• YOUR OBJECTIVE
Return, exactly as written, the lines from the one containing "Write the matplotlib code for this chart." through the one containing "x_major = [-4000, -2000, 0, 2000, 4000]", with both ends included.

• SUPPLIED DATA
※

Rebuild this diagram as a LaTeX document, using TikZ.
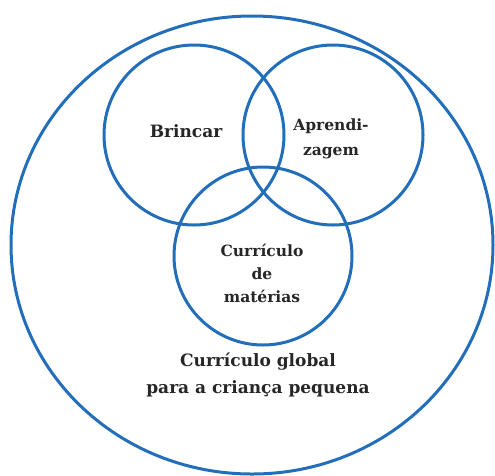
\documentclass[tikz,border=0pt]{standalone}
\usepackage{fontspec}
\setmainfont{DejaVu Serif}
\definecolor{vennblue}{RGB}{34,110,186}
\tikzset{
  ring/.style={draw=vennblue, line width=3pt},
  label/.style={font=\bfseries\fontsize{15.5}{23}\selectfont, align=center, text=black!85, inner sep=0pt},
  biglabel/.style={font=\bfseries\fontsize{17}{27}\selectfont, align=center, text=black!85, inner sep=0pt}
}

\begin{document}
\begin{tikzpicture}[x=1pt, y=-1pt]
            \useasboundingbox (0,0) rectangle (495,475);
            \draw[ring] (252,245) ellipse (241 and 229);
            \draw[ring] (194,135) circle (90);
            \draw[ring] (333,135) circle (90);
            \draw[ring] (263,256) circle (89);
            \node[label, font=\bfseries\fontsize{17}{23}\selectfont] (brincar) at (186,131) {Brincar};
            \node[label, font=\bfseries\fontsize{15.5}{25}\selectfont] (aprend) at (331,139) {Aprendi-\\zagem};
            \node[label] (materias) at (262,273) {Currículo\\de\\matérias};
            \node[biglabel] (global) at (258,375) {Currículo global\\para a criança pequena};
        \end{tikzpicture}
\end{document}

※

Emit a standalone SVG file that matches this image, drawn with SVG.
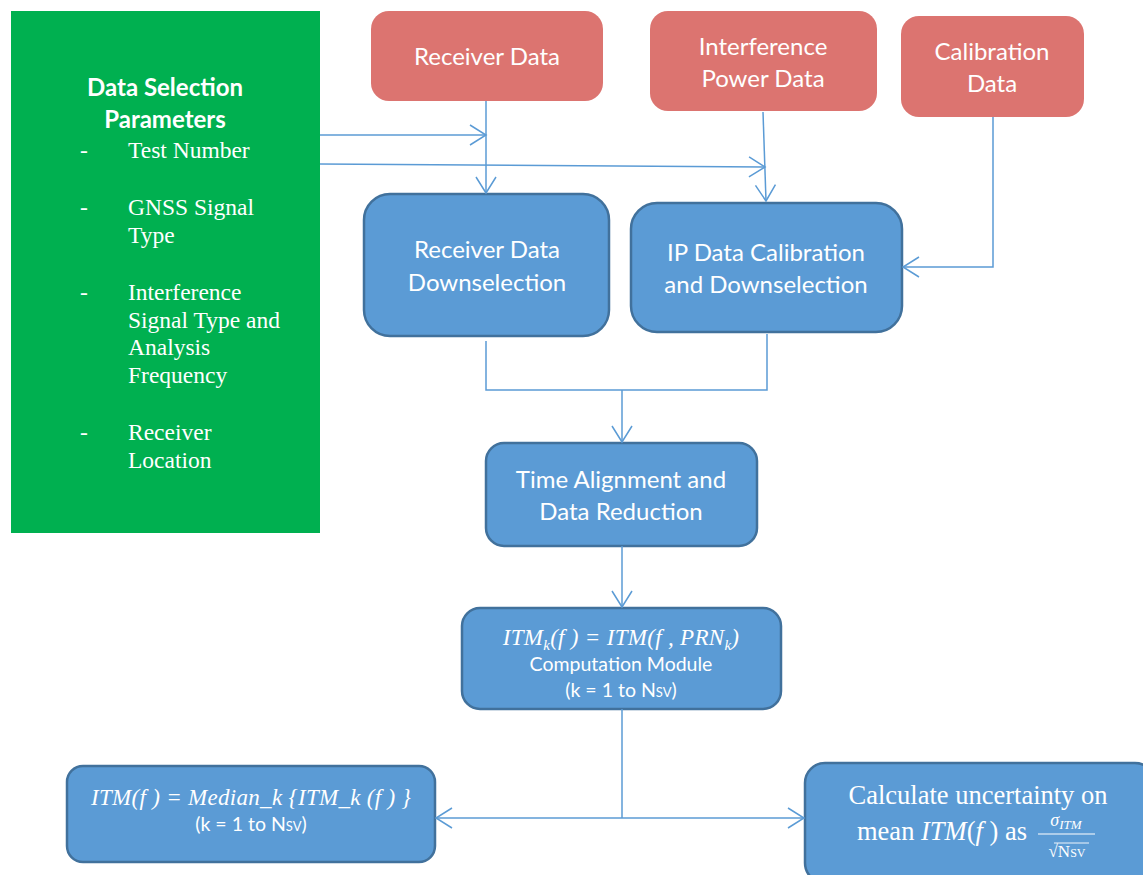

※

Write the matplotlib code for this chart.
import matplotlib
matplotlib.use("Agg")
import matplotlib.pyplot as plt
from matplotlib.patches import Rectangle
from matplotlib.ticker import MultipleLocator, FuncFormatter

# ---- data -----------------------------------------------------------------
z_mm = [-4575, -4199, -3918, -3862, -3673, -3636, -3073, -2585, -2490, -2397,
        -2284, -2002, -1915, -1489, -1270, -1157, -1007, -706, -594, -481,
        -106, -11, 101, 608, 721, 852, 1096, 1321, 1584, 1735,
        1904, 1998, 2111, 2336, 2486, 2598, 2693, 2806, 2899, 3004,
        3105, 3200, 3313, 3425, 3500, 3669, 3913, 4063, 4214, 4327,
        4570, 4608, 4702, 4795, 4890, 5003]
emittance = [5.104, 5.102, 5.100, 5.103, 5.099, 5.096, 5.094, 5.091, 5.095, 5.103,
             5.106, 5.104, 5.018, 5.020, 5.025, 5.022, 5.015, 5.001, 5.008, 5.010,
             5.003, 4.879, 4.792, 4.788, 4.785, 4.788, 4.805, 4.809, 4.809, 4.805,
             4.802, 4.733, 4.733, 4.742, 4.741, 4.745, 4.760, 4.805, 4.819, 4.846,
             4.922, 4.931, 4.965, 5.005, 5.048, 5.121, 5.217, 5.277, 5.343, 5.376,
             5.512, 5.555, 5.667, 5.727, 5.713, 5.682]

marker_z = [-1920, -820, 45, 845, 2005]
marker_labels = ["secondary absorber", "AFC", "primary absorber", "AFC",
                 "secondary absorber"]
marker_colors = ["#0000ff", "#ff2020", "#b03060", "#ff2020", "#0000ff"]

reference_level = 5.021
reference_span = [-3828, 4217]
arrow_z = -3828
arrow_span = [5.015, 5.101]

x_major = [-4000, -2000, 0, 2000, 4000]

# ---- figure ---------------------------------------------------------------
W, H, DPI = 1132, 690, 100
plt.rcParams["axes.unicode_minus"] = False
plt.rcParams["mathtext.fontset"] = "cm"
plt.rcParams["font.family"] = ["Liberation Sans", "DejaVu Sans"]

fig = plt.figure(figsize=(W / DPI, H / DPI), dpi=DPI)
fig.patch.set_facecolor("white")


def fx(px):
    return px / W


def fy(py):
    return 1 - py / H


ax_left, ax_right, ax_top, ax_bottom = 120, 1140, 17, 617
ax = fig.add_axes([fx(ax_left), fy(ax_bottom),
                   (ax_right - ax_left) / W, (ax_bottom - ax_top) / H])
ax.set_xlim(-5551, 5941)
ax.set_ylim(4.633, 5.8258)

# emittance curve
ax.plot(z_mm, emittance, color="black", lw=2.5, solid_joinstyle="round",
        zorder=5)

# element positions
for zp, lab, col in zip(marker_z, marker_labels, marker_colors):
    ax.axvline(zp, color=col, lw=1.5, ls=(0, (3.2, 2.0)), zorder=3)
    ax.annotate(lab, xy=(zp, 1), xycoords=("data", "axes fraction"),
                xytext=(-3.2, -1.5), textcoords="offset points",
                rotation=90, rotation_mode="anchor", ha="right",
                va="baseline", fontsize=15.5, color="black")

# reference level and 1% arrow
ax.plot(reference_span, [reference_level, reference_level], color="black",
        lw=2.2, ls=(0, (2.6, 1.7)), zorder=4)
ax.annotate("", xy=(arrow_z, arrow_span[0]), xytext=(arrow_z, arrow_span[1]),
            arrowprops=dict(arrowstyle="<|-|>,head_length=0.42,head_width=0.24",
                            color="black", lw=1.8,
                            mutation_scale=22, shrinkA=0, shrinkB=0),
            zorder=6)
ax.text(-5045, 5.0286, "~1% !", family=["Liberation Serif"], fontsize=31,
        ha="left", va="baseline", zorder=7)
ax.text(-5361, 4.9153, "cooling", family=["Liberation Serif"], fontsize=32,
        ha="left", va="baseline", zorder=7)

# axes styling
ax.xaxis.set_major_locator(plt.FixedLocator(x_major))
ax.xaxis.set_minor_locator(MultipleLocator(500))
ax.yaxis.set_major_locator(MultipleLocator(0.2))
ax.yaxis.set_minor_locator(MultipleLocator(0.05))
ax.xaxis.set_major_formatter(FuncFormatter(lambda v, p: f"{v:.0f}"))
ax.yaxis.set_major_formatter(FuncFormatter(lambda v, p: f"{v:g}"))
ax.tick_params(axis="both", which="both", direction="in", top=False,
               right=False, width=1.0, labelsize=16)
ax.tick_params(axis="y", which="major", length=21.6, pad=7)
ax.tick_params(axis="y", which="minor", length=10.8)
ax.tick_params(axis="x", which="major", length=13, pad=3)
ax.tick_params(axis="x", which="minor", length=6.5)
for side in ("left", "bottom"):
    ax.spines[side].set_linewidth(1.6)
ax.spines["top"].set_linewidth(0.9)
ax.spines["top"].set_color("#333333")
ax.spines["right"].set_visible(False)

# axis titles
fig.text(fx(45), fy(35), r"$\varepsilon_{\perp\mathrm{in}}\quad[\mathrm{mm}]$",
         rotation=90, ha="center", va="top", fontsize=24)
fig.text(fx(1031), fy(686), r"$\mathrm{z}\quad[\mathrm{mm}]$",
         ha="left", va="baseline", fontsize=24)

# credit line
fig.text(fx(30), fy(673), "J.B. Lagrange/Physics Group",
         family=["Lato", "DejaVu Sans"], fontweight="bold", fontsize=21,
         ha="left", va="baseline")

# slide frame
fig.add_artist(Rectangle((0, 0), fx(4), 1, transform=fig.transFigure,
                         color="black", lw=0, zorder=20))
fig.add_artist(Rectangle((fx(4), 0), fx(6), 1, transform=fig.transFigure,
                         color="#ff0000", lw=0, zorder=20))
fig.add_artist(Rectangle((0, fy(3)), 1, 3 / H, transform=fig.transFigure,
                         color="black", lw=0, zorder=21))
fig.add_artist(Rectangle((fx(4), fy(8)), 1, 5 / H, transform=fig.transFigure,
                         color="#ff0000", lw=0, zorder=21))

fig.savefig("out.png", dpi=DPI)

※

• THE RESPONSE
Write the matplotlib code for this chart.
import matplotlib
matplotlib.use("Agg")
import matplotlib.pyplot as plt
from matplotlib.patches import Rectangle
from matplotlib.ticker import MultipleLocator, FuncFormatter

# ---- data -----------------------------------------------------------------
z_mm = [-4575, -4199, -3918, -3862, -3673, -3636, -3073, -2585, -2490, -2397,
        -2284, -2002, -1915, -1489, -1270, -1157, -1007, -706, -594, -481,
        -106, -11, 101, 608, 721, 852, 1096, 1321, 1584, 1735,
        1904, 1998, 2111, 2336, 2486, 2598, 2693, 2806, 2899, 3004,
        3105, 3200, 3313, 3425, 3500, 3669, 3913, 4063, 4214, 4327,
        4570, 4608, 4702, 4795, 4890, 5003]
emittance = [5.104, 5.102, 5.100, 5.103, 5.099, 5.096, 5.094, 5.091, 5.095, 5.103,
             5.106, 5.104, 5.018, 5.020, 5.025, 5.022, 5.015, 5.001, 5.008, 5.010,
             5.003, 4.879, 4.792, 4.788, 4.785, 4.788, 4.805, 4.809, 4.809, 4.805,
             4.802, 4.733, 4.733, 4.742, 4.741, 4.745, 4.760, 4.805, 4.819, 4.846,
             4.922, 4.931, 4.965, 5.005, 5.048, 5.121, 5.217, 5.277, 5.343, 5.376,
             5.512, 5.555, 5.667, 5.727, 5.713, 5.682]

marker_z = [-1920, -820, 45, 845, 2005]
marker_labels = ["secondary absorber", "AFC", "primary absorber", "AFC",
                 "secondary absorber"]
marker_colors = ["#0000ff", "#ff2020", "#b03060", "#ff2020", "#0000ff"]

reference_level = 5.021
reference_span = [-3828, 4217]
arrow_z = -3828
arrow_span = [5.015, 5.101]

x_major = [-4000, -2000, 0, 2000, 4000]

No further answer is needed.